>>>>

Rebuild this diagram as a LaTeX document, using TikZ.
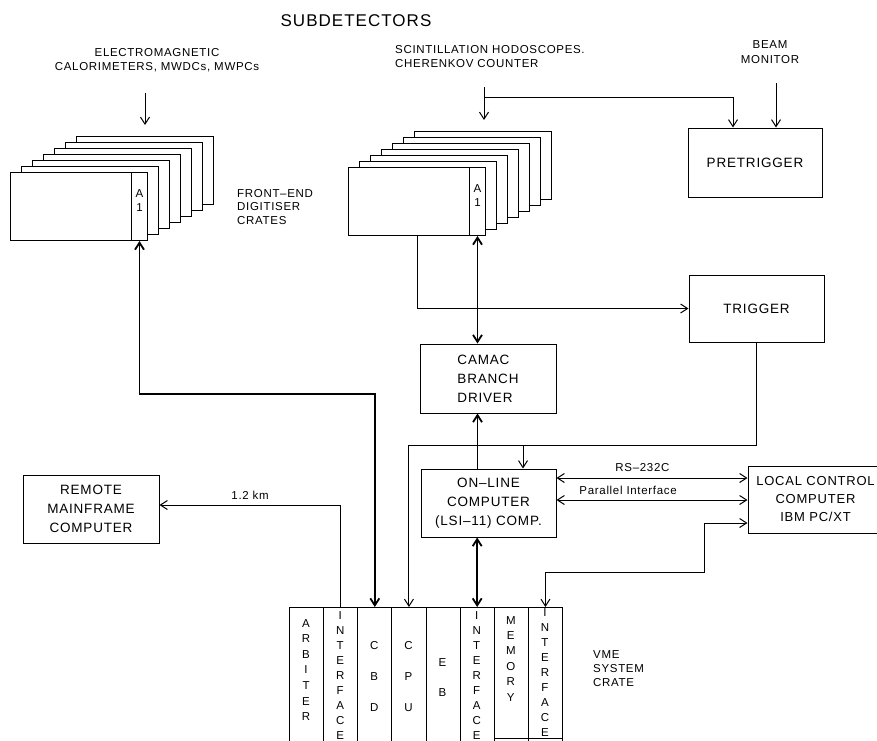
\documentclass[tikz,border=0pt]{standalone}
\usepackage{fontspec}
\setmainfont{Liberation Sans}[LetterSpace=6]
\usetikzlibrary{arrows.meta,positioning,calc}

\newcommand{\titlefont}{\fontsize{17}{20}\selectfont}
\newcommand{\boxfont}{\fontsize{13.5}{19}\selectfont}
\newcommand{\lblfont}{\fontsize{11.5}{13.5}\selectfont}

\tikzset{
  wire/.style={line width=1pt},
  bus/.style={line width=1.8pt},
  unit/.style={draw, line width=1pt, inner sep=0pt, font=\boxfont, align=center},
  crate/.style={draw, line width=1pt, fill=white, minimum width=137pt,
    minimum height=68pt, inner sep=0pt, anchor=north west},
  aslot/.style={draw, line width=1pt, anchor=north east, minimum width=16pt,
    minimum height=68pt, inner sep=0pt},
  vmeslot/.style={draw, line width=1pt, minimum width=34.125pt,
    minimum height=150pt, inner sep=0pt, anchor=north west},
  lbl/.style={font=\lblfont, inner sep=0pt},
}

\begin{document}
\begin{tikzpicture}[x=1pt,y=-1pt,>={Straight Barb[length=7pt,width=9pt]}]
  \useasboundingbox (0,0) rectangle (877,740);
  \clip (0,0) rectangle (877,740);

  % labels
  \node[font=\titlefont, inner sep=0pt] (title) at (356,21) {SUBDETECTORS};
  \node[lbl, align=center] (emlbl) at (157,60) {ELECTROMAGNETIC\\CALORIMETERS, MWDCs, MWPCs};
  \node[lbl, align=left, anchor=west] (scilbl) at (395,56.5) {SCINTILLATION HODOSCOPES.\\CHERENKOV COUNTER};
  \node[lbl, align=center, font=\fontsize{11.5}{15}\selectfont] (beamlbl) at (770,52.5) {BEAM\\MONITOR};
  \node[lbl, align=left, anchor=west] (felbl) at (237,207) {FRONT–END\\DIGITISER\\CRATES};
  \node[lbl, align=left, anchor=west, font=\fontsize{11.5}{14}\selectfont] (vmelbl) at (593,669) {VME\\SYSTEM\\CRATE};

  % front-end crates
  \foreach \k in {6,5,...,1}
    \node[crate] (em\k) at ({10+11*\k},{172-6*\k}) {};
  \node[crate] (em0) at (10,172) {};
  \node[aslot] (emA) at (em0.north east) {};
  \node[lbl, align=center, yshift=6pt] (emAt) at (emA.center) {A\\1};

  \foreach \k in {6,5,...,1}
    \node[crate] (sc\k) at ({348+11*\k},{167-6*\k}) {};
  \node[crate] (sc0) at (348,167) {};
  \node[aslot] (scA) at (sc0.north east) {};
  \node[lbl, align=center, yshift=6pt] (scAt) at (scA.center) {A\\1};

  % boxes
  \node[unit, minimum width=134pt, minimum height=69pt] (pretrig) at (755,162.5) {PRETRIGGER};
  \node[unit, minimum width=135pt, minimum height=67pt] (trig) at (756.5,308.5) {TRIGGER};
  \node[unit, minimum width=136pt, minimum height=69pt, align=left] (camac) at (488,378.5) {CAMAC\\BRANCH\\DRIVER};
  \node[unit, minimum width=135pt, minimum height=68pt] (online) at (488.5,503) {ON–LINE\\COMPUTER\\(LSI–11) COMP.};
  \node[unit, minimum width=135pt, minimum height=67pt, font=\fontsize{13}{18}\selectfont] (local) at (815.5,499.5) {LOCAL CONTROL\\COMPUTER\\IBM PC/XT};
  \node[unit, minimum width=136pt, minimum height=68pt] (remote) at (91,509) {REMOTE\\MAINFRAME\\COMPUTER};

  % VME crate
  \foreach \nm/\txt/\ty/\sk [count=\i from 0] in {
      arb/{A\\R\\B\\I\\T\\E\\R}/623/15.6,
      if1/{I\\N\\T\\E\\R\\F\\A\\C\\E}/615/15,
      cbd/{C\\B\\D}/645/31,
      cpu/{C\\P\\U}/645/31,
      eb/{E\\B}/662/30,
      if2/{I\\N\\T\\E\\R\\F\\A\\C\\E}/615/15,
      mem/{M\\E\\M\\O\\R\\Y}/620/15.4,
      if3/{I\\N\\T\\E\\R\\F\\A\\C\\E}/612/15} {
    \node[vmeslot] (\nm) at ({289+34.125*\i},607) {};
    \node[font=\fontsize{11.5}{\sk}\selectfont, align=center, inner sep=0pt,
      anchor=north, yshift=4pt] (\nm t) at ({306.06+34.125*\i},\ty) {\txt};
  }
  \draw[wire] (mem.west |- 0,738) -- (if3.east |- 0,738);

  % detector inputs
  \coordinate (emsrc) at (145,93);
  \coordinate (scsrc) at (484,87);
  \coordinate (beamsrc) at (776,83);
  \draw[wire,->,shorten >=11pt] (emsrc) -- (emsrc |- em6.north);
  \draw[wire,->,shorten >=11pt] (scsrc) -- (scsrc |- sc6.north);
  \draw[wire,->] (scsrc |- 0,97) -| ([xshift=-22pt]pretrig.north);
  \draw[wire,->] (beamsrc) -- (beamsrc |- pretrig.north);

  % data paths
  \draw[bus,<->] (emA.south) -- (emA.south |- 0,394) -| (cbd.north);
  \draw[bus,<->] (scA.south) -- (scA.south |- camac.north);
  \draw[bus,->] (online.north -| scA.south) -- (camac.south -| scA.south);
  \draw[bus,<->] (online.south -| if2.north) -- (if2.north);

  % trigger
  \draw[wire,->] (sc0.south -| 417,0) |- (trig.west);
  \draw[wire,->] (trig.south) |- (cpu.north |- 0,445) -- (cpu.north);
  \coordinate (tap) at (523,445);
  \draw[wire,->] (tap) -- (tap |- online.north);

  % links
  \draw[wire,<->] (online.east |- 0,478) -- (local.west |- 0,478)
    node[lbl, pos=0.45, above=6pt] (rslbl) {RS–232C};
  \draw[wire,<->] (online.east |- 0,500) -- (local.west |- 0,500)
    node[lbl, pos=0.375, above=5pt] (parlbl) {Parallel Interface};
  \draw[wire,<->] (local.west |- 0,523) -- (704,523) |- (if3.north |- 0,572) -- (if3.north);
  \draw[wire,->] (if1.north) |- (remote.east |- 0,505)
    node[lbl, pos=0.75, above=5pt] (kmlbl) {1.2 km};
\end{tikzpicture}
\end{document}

<<<<

## Exercise requirements
Leave out the pictures and transcribe everything else exactly.

## Exercise solution
Rebuild this diagram as a LaTeX document, using TikZ.
\documentclass[tikz,border=0pt]{standalone}
\usepackage{fontspec}
\setmainfont{Liberation Sans}[LetterSpace=6]
\usetikzlibrary{arrows.meta,positioning,calc}

\newcommand{\titlefont}{\fontsize{17}{20}\selectfont}
\newcommand{\boxfont}{\fontsize{13.5}{19}\selectfont}
\newcommand{\lblfont}{\fontsize{11.5}{13.5}\selectfont}

\tikzset{
  wire/.style={line width=1pt},
  bus/.style={line width=1.8pt},
  unit/.style={draw, line width=1pt, inner sep=0pt, font=\boxfont, align=center},
  crate/.style={draw, line width=1pt, fill=white, minimum width=137pt,
    minimum height=68pt, inner sep=0pt, anchor=north west},
  aslot/.style={draw, line width=1pt, anchor=north east, minimum width=16pt,
    minimum height=68pt, inner sep=0pt},
  vmeslot/.style={draw, line width=1pt, minimum width=34.125pt,
    minimum height=150pt, inner sep=0pt, anchor=north west},
  lbl/.style={font=\lblfont, inner sep=0pt},
}

\begin{document}
\begin{tikzpicture}[x=1pt,y=-1pt,>={Straight Barb[length=7pt,width=9pt]}]
  \useasboundingbox (0,0) rectangle (877,740);
  \clip (0,0) rectangle (877,740);

  % labels
  \node[font=\titlefont, inner sep=0pt] (title) at (356,21) {SUBDETECTORS};
  \node[lbl, align=center] (emlbl) at (157,60) {ELECTROMAGNETIC\\CALORIMETERS, MWDCs, MWPCs};
  \node[lbl, align=left, anchor=west] (scilbl) at (395,56.5) {SCINTILLATION HODOSCOPES.\\CHERENKOV COUNTER};
  \node[lbl, align=center, font=\fontsize{11.5}{15}\selectfont] (beamlbl) at (770,52.5) {BEAM\\MONITOR};
  \node[lbl, align=left, anchor=west] (felbl) at (237,207) {FRONT–END\\DIGITISER\\CRATES};
  \node[lbl, align=left, anchor=west, font=\fontsize{11.5}{14}\selectfont] (vmelbl) at (593,669) {VME\\SYSTEM\\CRATE};

  % front-end crates
  \foreach \k in {6,5,...,1}
    \node[crate] (em\k) at ({10+11*\k},{172-6*\k}) {};
  \node[crate] (em0) at (10,172) {};
  \node[aslot] (emA) at (em0.north east) {};
  \node[lbl, align=center, yshift=6pt] (emAt) at (emA.center) {A\\1};

  \foreach \k in {6,5,...,1}
    \node[crate] (sc\k) at ({348+11*\k},{167-6*\k}) {};
  \node[crate] (sc0) at (348,167) {};
  \node[aslot] (scA) at (sc0.north east) {};
  \node[lbl, align=center, yshift=6pt] (scAt) at (scA.center) {A\\1};

  % boxes
  \node[unit, minimum width=134pt, minimum height=69pt] (pretrig) at (755,162.5) {PRETRIGGER};
  \node[unit, minimum width=135pt, minimum height=67pt] (trig) at (756.5,308.5) {TRIGGER};
  \node[unit, minimum width=136pt, minimum height=69pt, align=left] (camac) at (488,378.5) {CAMAC\\BRANCH\\DRIVER};
  \node[unit, minimum width=135pt, minimum height=68pt] (online) at (488.5,503) {ON–LINE\\COMPUTER\\(LSI–11) COMP.};
  \node[unit, minimum width=135pt, minimum height=67pt, font=\fontsize{13}{18}\selectfont] (local) at (815.5,499.5) {LOCAL CONTROL\\COMPUTER\\IBM PC/XT};
  \node[unit, minimum width=136pt, minimum height=68pt] (remote) at (91,509) {REMOTE\\MAINFRAME\\COMPUTER};

  % VME crate
  \foreach \nm/\txt/\ty/\sk [count=\i from 0] in {
      arb/{A\\R\\B\\I\\T\\E\\R}/623/15.6,
      if1/{I\\N\\T\\E\\R\\F\\A\\C\\E}/615/15,
      cbd/{C\\B\\D}/645/31,
      cpu/{C\\P\\U}/645/31,
      eb/{E\\B}/662/30,
      if2/{I\\N\\T\\E\\R\\F\\A\\C\\E}/615/15,
      mem/{M\\E\\M\\O\\R\\Y}/620/15.4,
      if3/{I\\N\\T\\E\\R\\F\\A\\C\\E}/612/15} {
    \node[vmeslot] (\nm) at ({289+34.125*\i},607) {};
    \node[font=\fontsize{11.5}{\sk}\selectfont, align=center, inner sep=0pt,
      anchor=north, yshift=4pt] (\nm t) at ({306.06+34.125*\i},\ty) {\txt};
  }
  \draw[wire] (mem.west |- 0,738) -- (if3.east |- 0,738);

  % detector inputs
  \coordinate (emsrc) at (145,93);
  \coordinate (scsrc) at (484,87);
  \coordinate (beamsrc) at (776,83);
  \draw[wire,->,shorten >=11pt] (emsrc) -- (emsrc |- em6.north);
  \draw[wire,->,shorten >=11pt] (scsrc) -- (scsrc |- sc6.north);
  \draw[wire,->] (scsrc |- 0,97) -| ([xshift=-22pt]pretrig.north);
  \draw[wire,->] (beamsrc) -- (beamsrc |- pretrig.north);

  % data paths
  \draw[bus,<->] (emA.south) -- (emA.south |- 0,394) -| (cbd.north);
  \draw[bus,<->] (scA.south) -- (scA.south |- camac.north);
  \draw[bus,->] (online.north -| scA.south) -- (camac.south -| scA.south);
  \draw[bus,<->] (online.south -| if2.north) -- (if2.north);

  % trigger
  \draw[wire,->] (sc0.south -| 417,0) |- (trig.west);
  \draw[wire,->] (trig.south) |- (cpu.north |- 0,445) -- (cpu.north);
  \coordinate (tap) at (523,445);
  \draw[wire,->] (tap) -- (tap |- online.north);

  % links
  \draw[wire,<->] (online.east |- 0,478) -- (local.west |- 0,478)
    node[lbl, pos=0.45, above=6pt] (rslbl) {RS–232C};
  \draw[wire,<->] (online.east |- 0,500) -- (local.west |- 0,500)
    node[lbl, pos=0.375, above=5pt] (parlbl) {Parallel Interface};
  \draw[wire,<->] (local.west |- 0,523) -- (704,523) |- (if3.north |- 0,572) -- (if3.north);
  \draw[wire,->] (if1.north) |- (remote.east |- 0,505)
    node[lbl, pos=0.75, above=5pt] (kmlbl) {1.2 km};
\end{tikzpicture}
\end{document}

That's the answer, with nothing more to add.